There is a song called 100 Years by Five for Fighting. The melody is beautiful. It's one of the songs I gradually learned to like. It's a story of someone's life that passes by as if years were just precious moments contained in a verse. There's a line in it, when that someone is about to die, that says, '...[there's still] time to buy and time to choose...'. And its true. Because until our last moments we keep on choosing what we make of ourselves. And when we do nothing, it's still a choice.

A few hours ago I decided to watch a movie. I did it because I needed to study for an exam in Zoology tomorrow and for another exam in Chemistry the day after that (both of which I'll fail if I take them right now), and because I felt like I would throw up if I did. So I watched The Butterfly Effect. And I was stunned. Afterwards, I couldn't stop thinking. I have always been haunted by all the 'what ifs' in life. What if I wasn't born a Christian? What if I lived somewhere else and met different people? What if I could have lived a completely different life that would give me everything I could ask for, but instead I am living this, and there's no way out because this is the one life that I have, and so I'm forever be denied of that better possibility and since I don't see it, to me it wouldn't be anything at all? These are things I've been asking myself ever since I can remember. And these are the questions the movie addresses. The movie made me realize that what we do to ourselves is so powerful and has so many repercussions, and that our choices can literally turn us into completely different people. It made me see that I am not bound to my concept of myself, that I reinforce my view of who I am and how others see me in every moment through my every action. And by simply not taking things for granted, I can change the entire course of my life, and the lives of others around me.

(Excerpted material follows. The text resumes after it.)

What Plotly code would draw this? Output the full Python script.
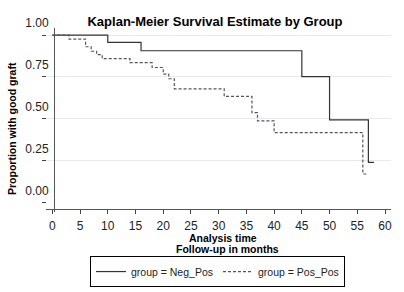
import plotly.graph_objects as go

# Kaplan-Meier step data
neg_time = [0, 10, 16, 45, 50, 57, 58]
neg_surv = [1.0, 0.956, 0.906, 0.751, 0.493, 0.240, 0.240]

pos_time = [0, 3, 6, 7, 8, 9, 14, 18, 20, 21, 22, 31, 36, 37, 40, 56, 56.8]
pos_surv = [1.0, 0.976, 0.930, 0.903, 0.883, 0.859, 0.835, 0.806, 0.767,
            0.739, 0.679, 0.634, 0.536, 0.487, 0.417, 0.170, 0.170]

x_ticks = list(range(0, 61, 5))
y_ticks = [0, 0.25, 0.5, 0.75, 1.0]
y_tick_text = ["0.00", "0.25", "0.50", "0.75", "1.00"]

title_text = "Kaplan-Meier Survival Estimate by Group"
y_title = "Proportion with good graft"
x_title_lines = ["Analysis time", "Follow-up in months"]
names = ["group = Neg_Pos", "group = Pos_Pos"]

FONT = "Liberation Sans, Arial, sans-serif"

fig = go.Figure()
fig.add_trace(go.Scatter(x=neg_time, y=neg_surv, mode="lines", name=names[0],
                         line=dict(shape="hv", color="#333333", width=1.2)))
fig.add_trace(go.Scatter(x=pos_time, y=pos_surv, mode="lines", name=names[1],
                         line=dict(shape="hv", color="#555555", width=1.2, dash="3px,2px")))

fig.update_layout(
    width=404, height=292,
    margin=dict(l=46, r=13, t=28, b=83, autoexpand=False),
    paper_bgcolor="white", plot_bgcolor="white",
    font=dict(family=FONT, size=12, color="#222222"),
    showlegend=True,
    legend=dict(orientation="h", x=0.497, xanchor="center", y=-0.26, yanchor="top",
                bordercolor="#000000", borderwidth=1, font=dict(size=10.5),
                tracegroupgap=0, itemwidth=30),
    title=dict(text="<b>" + title_text + "</b>", x=215 / 404, xanchor="center",
               y=1 - 21 / 292, yanchor="middle", font=dict(size=13, color="#000000")),
)

fig.update_xaxes(
    range=[-1.14, 61.08], tickvals=x_ticks, ticks="outside", ticklen=4,
    tickcolor="#444444", showline=True, linecolor="#555555", linewidth=1,
    showgrid=False, zeroline=False, ticklabelstandoff=2, automargin=False,
    tickfont=dict(size=12, color="#222222"),
)
fig.update_yaxes(
    range=[-0.039, 1.042], tickvals=y_ticks, ticktext=y_tick_text,
    ticks="outside", ticklen=4, tickcolor="#444444",
    showline=False, anchor="free", position=0, automargin=False,
    showgrid=True, gridcolor="#e8e8f0", gridwidth=1,
    zeroline=True, zerolinecolor="white",
    ticklabelshift=-12, ticklabelstandoff=-9,
    tickfont=dict(size=12, color="#222222"),
)

# y-axis spine, drawn slightly inside the plot area as in the reference
fig.add_shape(type="line", xref="paper", yref="paper",
              x0=8.5 / 345, x1=8.5 / 345, y0=-3 / 181, y1=1,
              line=dict(color="#555555", width=1))

# axis titles
fig.add_annotation(text="<b>" + y_title + "</b>", xref="paper", yref="paper",
                   x=-(46 - 12) / 345, y=(209 - 129) / 181, textangle=-90,
                   showarrow=False, font=dict(size=10.5, color="#000000"),
                   xanchor="center", yanchor="middle")
for i, (line_text, cx) in enumerate(zip(x_title_lines, [223, 227])):
    fig.add_annotation(text="<b>" + line_text + "</b>", xref="paper", yref="paper",
                       x=(cx - 46) / 345, y=-(238 + 11 * i - 209) / 181,
                       showarrow=False, font=dict(size=10.5, color="#000000"),
                       xanchor="center", yanchor="middle")

fig.write_html("out.html", config={"displayModeBar": False},
               post_script="document.body.style.margin='0';")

I remember, some time ago, that I read Stephen King's compilation of short stories, Everything's Eventual. I don't particularly remember the title story, but I remember thinking that I wouldn't want for the statement to be true. Because I can't accept that I don't have a say in how things turn out for me, because I think that when I change my whole future changes, because I think that life would be so boring when we can't decide for ourselves.